I saw major lag on them at apple store when first released. I switched between graphics cards and saw no difference at all in performance on OS stutter. I do visual effects work for a living and i get paid to notice things like this, and i can tell you without a doubt it made no difference in what i saw. This was pre ML. If its "obviously the graphics card" why is the processor so heavily taxed at times and why are there such widely varying reports from machine to machine? I simply dont understand.

The GPU struggles because of the high res it has to drive.
 
I saw major lag on them at apple store when first released. I switched between graphics cards and saw no difference at all in performance on OS stutter. I do visual effects work for a living and i get paid to notice things like this, and i can tell you without a doubt it made no difference in what i saw. This was pre ML. If its "obviously the graphics card" why is the processor so heavily taxed at times and why are there such widely varying reports from machine to machine? I simply dont understand.

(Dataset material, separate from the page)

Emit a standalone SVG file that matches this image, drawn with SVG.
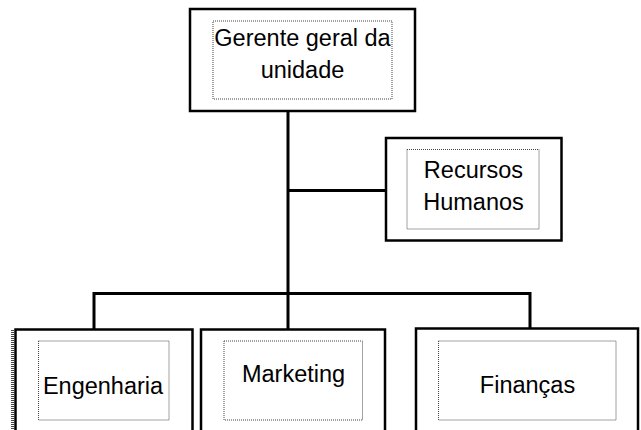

didn't you just read what i said? the scaling is done by software.
 
Yes, thanks for the input. I guess the key word i was looking at is performance. Technically i suppose the GPU drives the pixels, but if the cpu handles scaling, which can bog the performance of the screen, and the gpu can bog the performance, and if RAM being full bogs the performance (hence people with 16 vs 8 get better "performance") then the overall "performance" of the retina display will always vary. I guess i answered my own question. That was easy.
 
If it really is the GPU which is having trouble driving the display then how's it able to play games with very decent frame rates? Surely a game is more intensive on the GPU than OS X is. I'm not saying that I'm right here but... doesn't the idea that the GPU performs well when gaming kinda suggest that it's a software issue not limited by the GPU? Maybe the CPU limits it but again, it can still do more intensive tasks at fine frame rates.
 
If it really is the GPU which is having trouble driving the display then how's it able to play games with very decent frame rates? Surely a game is more intensive on the GPU than OS X is. I'm not saying that I'm right here but... doesn't the idea that the GPU performs well when gaming kinda suggest that it's a software issue not limited by the GPU? Maybe the CPU limits it but again, it can still do more intensive tasks at fine frame rates.

no it doesn't suggest that at all. you are talking about two completely different things. what does gaming have to do with retina display?
 
no it doesn't suggest that at all. you are talking about two completely different things. what does gaming have to do with retina display?

Well, the games are being played on a computer with a Retina display and the OS is being run on a computer with a Retina display. The point I'm making is that the GPU can do more intensive things than just animations in OS X on this display pretty smoothly so it doesn't make much sense to me to say that it's unable to do something as simple as switch between spaces.
 
Well, the games are being played on a computer with a Retina display and the OS is being run on a computer with a Retina display. The point I'm making is that the GPU can do more intensive things than just animations in OS X on this display pretty smoothly so it doesn't make much sense to me to say that it's unable to do something as simple as switch between spaces.

again, points to software. and it's probably due to the upscaling algorithm that os x is using.